By order entered December 4, 1943, the trial court sustained the pleas in abatement, and appellees' special exception No. 1; and upon appellants' refusal to amend dismissed the suit by order of November *918 20, 1944. This appeal is taken from the order of dismissal.
It is unnecessary at this point to discuss the special exceptions. The gist of the plea in abatement is that there are tenants in common with appellants who are not, but of right ought to be joined in this suit. Appellees allege that appellants claim title as heirs of Tom Collier; that Tom Collier died intestate in 1900 and that numerous other heirs of Tom Collier, who are named, are not parties to this suit. They also allege that the heirs who have not been joined constitute necessary parties and say that they "are jointly interested in the alleged claim of title asserted by the plaintiffs named in said petition and should be made parties to this cause in order that (defendants) be not vexed and harassed by numerous suits and claims arising out of the same claim of title to the same land."
The briefs reflect the facts. Appellants say: "For the purpose of the hearing on the pleas in abatement, it was agreed that plaintiffs were suing for the land as heirs of Thomas Collier, Deceased, except Mrs. Hicks, who claimed to have inherited her interest from her mother who was the surviving wife of Thomas Collier, also deceased; that Thomas Collier died about the year 1900; and that the 574 persons named in the pleas in abatement were also heirs of Thomas Collier." (Pages 3, 4, Appellants' Brief.) This is the substance of appellees' case on the facts. The qualification respecting Mrs. Hicks is of no significance. The parties nowhere make any distinction between ownership of damages and of land, and they evidently regard the claims for damages as incidents of the title asserted by appellants.
It accordingly appears that appellants profess to have title in fee simple to undivided interests in the land for which they sue, that appellants likewise profess to own in their own right and as an incident of their title to the land, undivided interests in the damages alleged, which are thus the equivalent of their interests in the land, that appellants have numerous tenants in common in their claim of fee title to the land, and in the claims for damages, who are not parties to this action, and the question is whether appellees are entitled on the peculiar facts of the record before us to require that these omitted tenants in common be made parties to this action. It is our conclusion that appellees are not so entitled, and that the trial court erred in sustaining the pleas in abatement and in dismissing the suit.

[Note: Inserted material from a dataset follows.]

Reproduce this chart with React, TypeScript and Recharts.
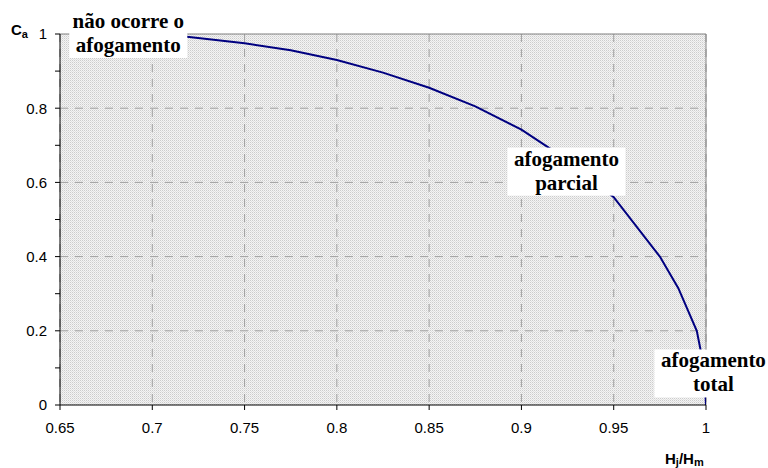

(A) It was the established rule of decision in this state prior to the adoption of the present Rules of Civil Procedure that, in an action of trespass to try title, a tenant in common could recover the entire tract from one who had no title. 11 Tex.Jur. 500 (Sec. 57); 41 Tex.Jur. 472 (Sec. 17); Padgett v. Guilmartin,
The tenant in common had this right only against one without title. Not only was he required to show title to an interest in the land; the burden rested upon him to show that the adverse party had no title, Davidson v. Wallingford,
Accordingly, in action of trespass to try title wherein plaintiff only prayed for judgment for the land, and under the allegations in the petition the defendant had no title, as here, it was held that plain *919
tiff's omitted tenant in common was not a necessary party, Walker v. Read,
It is apparent that this rule of decision evidenced the substantive law defining the incidents of tenancy in common. A tenant in common could maintain alone an action of trespass to try title against one without title because tenants in common are separately seized and there is no privity of estate between them. May v. Slade,
For this reason, if for no other, we conclude that this rule of decision has not been set aside or limited by the present Rules of Civil Procedure. It is especially provided that said Rules shall not be construed to enlarge or diminish any substantive rights of any parties to any civil action, Rule 815; and the right of a tenant in common to recover the entire tract from one without title is a substantive right. Rule 39 is not applicable.
This rule of decision is to be applied here, as it was in Carley v. Parton,
(B) The right of a tenant in common to recover the entire tract from one without title was no more firmly established under our former practice than was the defendant's right to require, in an action for damages for injury to property, that all tenants in common owning such property be made parties to the suit. The rule of decision declaring this right runs back at least as far as May v. Slade,
The same rule has been stated and applied in actions by part owners of causes of action for damages for personal injuries. Taylor v. Catalon,
Accordingly, nonjoinder of all tenants in common in such an action was matter for a plea in abatement by defendant, May v. Slade,
However, it was required that nonjoinder of tenants in common be raised in limine. Otherwise, the right to require joinder of the omitted tenants in common was waived. Gulf, C. S. F. Ry. Co. v. Cusenberry,
But to his proportionate share the plaintiff's recovery was limited. 11 Tex.Jur. 503 (§ 58); Galveston, H. S. A. Ry. Co. v. Stockton,
The controlling reason in this state for this rule of decision, authorizing the defendant, if he acts in due time, to require the joinder of all tenants in common in actions for damages, has been the desire of our courts to avoid a multiplicity of suits against the defendant. Foster v. Gulf, C. S. F. Ry. Co.,
Thus from the foregoing it is apparent that the rights of the various tenants in common to recover damages for injury to the property owned in common are technically several as distinguished from joint; that each tenant in common is only entitled to the possession of his own share of the damages; that the presence of all tenants in common is not indispensable to the rendition of judgment for damages in favor of one or less than all; and that the determination of the plaintiff's proportionate share of the damages and the adjudgment thereof to him despite the absence of his tenant in common constitutes relief which can be granted, and which, in fact, seems to have been regarded by our courts as if it were as normal and customary a form of relief as the very right of a defendant to insist upon joinder.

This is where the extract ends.